(Collected data entries)
-- start --
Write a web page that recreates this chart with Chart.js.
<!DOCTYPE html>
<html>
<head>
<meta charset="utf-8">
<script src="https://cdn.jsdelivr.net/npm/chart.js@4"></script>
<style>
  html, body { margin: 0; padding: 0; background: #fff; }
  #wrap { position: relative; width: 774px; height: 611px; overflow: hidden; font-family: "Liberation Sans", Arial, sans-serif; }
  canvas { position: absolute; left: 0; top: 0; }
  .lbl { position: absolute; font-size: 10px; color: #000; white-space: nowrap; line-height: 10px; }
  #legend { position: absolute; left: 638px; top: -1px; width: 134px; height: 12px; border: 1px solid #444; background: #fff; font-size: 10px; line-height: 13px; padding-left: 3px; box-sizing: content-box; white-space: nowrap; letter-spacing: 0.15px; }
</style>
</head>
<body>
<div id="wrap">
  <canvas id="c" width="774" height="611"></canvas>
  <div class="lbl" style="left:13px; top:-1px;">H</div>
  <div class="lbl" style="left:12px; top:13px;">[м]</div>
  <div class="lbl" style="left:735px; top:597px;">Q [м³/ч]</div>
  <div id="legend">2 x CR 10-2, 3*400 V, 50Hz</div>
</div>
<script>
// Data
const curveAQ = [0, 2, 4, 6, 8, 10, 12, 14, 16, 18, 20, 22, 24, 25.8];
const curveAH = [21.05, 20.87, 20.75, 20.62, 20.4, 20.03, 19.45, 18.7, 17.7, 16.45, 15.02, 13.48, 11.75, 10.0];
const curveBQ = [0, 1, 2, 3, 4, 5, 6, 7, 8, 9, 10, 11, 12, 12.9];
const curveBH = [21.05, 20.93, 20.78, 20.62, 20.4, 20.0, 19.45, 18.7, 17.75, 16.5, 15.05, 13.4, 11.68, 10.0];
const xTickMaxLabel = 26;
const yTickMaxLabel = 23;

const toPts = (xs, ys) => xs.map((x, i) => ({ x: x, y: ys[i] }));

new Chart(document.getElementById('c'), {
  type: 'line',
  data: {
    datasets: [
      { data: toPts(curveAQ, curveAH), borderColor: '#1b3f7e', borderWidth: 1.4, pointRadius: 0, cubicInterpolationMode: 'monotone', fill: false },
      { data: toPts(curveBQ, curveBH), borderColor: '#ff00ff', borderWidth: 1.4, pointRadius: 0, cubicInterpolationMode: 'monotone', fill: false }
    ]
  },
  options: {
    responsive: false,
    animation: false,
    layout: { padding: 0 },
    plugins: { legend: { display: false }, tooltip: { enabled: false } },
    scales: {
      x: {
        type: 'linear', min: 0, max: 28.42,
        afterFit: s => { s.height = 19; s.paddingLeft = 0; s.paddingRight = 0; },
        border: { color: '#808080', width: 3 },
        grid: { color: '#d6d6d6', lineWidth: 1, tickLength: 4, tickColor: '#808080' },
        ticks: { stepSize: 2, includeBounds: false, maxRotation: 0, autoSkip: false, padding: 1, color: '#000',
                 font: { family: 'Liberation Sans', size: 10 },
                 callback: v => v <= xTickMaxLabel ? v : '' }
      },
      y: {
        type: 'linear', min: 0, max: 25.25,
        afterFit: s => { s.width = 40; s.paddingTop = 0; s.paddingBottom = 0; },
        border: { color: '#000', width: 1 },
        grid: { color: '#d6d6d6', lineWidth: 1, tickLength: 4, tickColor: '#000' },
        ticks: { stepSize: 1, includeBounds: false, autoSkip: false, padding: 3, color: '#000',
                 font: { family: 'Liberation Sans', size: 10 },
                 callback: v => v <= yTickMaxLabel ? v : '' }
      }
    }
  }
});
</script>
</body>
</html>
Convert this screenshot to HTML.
-- end --
-- start --
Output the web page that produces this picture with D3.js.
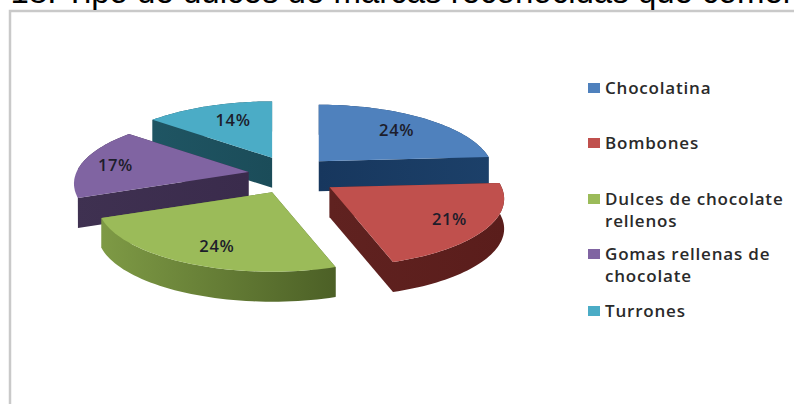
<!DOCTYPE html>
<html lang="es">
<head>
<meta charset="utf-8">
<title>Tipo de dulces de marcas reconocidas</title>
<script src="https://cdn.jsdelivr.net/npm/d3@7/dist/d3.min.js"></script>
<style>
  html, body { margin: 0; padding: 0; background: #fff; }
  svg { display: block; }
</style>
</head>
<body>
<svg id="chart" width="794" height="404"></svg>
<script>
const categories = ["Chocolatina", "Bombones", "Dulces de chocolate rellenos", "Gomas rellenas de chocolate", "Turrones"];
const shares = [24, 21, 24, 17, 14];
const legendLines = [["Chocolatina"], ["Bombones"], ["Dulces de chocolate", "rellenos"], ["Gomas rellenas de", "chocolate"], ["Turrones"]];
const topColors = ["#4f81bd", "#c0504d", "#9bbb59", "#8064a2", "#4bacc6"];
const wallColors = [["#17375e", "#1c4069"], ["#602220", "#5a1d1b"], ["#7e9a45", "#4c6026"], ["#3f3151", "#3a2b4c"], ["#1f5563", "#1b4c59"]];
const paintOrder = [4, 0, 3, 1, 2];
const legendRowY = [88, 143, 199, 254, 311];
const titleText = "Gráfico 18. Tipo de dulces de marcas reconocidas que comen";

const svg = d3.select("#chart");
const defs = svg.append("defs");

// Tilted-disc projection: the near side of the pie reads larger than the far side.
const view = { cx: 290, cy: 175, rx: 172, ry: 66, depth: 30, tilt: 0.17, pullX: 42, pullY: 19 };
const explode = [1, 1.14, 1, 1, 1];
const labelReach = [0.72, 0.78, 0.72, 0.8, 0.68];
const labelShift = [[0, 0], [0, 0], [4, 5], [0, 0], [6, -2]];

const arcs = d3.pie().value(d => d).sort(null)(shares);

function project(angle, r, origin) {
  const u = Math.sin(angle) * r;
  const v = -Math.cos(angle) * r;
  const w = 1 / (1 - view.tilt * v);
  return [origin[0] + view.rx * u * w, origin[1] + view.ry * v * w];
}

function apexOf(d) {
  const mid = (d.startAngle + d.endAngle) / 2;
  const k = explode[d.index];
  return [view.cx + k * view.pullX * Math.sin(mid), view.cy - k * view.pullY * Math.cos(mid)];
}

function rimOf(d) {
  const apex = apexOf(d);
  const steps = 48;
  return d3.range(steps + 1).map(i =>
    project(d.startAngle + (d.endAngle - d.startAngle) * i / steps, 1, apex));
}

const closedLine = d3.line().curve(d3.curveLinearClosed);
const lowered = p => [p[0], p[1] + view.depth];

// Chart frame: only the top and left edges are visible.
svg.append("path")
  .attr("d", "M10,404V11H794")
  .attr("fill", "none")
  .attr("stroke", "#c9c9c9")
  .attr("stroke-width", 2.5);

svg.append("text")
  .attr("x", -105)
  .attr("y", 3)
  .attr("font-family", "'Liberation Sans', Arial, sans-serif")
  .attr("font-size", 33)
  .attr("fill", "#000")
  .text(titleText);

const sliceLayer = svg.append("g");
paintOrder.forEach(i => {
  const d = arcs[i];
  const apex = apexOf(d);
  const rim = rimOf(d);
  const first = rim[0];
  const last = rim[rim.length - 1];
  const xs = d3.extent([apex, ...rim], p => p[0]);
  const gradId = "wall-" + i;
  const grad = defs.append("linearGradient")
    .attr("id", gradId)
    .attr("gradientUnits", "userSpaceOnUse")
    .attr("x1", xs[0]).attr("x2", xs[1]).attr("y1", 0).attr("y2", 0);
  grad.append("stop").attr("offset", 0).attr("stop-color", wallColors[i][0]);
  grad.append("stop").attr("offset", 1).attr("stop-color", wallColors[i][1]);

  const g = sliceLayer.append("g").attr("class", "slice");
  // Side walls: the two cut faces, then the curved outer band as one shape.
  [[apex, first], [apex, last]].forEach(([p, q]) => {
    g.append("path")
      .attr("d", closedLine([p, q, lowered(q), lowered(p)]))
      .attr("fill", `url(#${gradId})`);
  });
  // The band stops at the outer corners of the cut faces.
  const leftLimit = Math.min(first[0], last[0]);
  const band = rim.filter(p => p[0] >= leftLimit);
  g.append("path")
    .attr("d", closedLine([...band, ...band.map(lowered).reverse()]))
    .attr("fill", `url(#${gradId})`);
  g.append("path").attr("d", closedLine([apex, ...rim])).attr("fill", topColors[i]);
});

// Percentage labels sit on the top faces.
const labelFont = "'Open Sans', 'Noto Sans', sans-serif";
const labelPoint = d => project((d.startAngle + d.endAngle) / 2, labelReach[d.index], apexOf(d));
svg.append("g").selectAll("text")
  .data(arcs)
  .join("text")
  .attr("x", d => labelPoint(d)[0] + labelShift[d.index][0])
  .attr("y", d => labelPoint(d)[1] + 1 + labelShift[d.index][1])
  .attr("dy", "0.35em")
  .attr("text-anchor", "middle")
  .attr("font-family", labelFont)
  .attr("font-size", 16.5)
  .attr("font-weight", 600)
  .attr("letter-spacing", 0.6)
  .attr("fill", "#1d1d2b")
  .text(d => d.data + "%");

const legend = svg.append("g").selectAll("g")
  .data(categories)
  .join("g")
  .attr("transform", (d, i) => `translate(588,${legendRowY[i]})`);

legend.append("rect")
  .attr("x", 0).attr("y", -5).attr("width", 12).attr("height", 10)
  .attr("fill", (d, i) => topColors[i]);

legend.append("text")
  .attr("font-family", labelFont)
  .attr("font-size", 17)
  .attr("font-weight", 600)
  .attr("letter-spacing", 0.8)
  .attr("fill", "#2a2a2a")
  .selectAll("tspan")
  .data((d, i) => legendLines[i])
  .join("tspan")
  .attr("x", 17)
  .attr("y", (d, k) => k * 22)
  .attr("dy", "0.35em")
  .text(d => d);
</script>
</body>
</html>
-- end --
-- start --
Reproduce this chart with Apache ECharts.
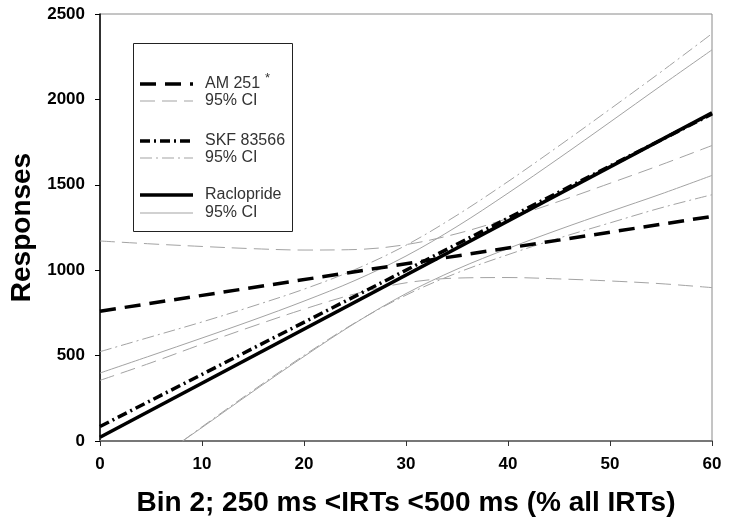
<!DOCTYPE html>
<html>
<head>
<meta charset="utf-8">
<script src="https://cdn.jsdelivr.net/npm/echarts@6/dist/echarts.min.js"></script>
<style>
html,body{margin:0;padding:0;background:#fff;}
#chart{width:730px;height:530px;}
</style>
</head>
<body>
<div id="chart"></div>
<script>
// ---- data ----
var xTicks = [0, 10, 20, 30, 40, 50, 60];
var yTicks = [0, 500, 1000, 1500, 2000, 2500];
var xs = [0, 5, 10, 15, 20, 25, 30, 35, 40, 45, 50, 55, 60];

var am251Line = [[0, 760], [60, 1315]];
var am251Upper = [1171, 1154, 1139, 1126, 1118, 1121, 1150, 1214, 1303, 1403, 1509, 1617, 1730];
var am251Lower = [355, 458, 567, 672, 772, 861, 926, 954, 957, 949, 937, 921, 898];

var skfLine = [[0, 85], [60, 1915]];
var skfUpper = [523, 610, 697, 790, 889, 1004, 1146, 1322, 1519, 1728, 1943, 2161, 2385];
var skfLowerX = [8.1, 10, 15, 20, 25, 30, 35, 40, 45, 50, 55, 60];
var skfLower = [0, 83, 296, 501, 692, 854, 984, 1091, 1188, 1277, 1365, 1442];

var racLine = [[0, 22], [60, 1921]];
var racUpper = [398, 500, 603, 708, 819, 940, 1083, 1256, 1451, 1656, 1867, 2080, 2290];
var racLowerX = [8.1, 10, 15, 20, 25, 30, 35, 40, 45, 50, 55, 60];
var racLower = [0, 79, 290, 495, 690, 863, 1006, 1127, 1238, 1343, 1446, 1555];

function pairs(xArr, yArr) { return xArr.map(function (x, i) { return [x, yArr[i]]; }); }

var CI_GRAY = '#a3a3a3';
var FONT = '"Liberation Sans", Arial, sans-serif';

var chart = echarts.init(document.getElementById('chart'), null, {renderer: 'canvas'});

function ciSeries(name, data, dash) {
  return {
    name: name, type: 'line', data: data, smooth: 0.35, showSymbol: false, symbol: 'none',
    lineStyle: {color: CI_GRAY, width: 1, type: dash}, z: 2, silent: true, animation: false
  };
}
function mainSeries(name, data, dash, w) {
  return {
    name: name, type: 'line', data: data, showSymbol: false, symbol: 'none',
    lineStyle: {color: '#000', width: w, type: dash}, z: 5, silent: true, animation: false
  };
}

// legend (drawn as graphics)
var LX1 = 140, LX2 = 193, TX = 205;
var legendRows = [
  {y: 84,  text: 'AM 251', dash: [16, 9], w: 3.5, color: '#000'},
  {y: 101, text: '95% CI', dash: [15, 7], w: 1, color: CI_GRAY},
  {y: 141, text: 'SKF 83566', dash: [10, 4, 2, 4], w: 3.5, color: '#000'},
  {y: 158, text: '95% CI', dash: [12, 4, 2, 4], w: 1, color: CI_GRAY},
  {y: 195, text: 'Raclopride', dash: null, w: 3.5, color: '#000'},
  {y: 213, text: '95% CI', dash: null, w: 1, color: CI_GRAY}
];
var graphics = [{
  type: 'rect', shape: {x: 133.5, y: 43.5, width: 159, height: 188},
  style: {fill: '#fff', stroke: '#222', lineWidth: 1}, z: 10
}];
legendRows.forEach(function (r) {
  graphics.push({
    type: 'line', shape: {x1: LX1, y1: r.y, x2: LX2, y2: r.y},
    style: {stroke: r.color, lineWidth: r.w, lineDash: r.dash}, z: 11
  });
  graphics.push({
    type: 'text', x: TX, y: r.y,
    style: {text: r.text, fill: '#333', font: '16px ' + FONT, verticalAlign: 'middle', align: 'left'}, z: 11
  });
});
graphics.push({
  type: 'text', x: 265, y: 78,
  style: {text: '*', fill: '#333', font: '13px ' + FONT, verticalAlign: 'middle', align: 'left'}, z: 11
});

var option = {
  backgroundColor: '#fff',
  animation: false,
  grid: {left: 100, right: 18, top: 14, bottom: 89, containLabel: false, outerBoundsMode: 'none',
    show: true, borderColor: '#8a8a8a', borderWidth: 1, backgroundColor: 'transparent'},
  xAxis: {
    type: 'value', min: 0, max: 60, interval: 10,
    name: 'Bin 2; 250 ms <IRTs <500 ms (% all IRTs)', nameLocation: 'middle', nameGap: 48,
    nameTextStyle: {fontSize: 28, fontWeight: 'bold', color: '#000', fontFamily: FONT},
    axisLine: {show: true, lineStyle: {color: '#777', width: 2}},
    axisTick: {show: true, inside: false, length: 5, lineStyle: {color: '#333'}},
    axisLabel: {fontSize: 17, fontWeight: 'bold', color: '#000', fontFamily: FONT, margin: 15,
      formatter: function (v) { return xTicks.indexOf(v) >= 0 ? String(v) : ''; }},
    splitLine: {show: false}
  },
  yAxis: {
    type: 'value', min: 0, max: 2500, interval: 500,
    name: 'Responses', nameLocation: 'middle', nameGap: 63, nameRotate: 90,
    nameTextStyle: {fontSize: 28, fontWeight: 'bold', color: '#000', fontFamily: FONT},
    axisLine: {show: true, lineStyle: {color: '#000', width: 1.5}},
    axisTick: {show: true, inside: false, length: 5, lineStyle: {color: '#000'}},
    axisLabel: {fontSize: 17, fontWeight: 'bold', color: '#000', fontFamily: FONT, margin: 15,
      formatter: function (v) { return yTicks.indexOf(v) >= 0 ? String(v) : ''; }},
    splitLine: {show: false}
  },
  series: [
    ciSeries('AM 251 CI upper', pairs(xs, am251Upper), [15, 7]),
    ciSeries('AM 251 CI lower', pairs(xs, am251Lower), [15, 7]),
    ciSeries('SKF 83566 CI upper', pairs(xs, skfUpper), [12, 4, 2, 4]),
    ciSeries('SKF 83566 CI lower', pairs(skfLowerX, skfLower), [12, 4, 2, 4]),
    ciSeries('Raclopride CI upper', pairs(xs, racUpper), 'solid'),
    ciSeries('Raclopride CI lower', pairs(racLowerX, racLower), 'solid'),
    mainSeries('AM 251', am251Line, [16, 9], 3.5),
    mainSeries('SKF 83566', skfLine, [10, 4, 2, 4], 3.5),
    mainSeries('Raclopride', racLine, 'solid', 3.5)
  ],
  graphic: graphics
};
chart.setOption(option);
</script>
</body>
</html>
-- end --
Exercise prompt >> In the records above, collect each line with "page".

The completed task >>
Write a web page that recreates this chart with Chart.js.
Output the web page that produces this picture with D3.js.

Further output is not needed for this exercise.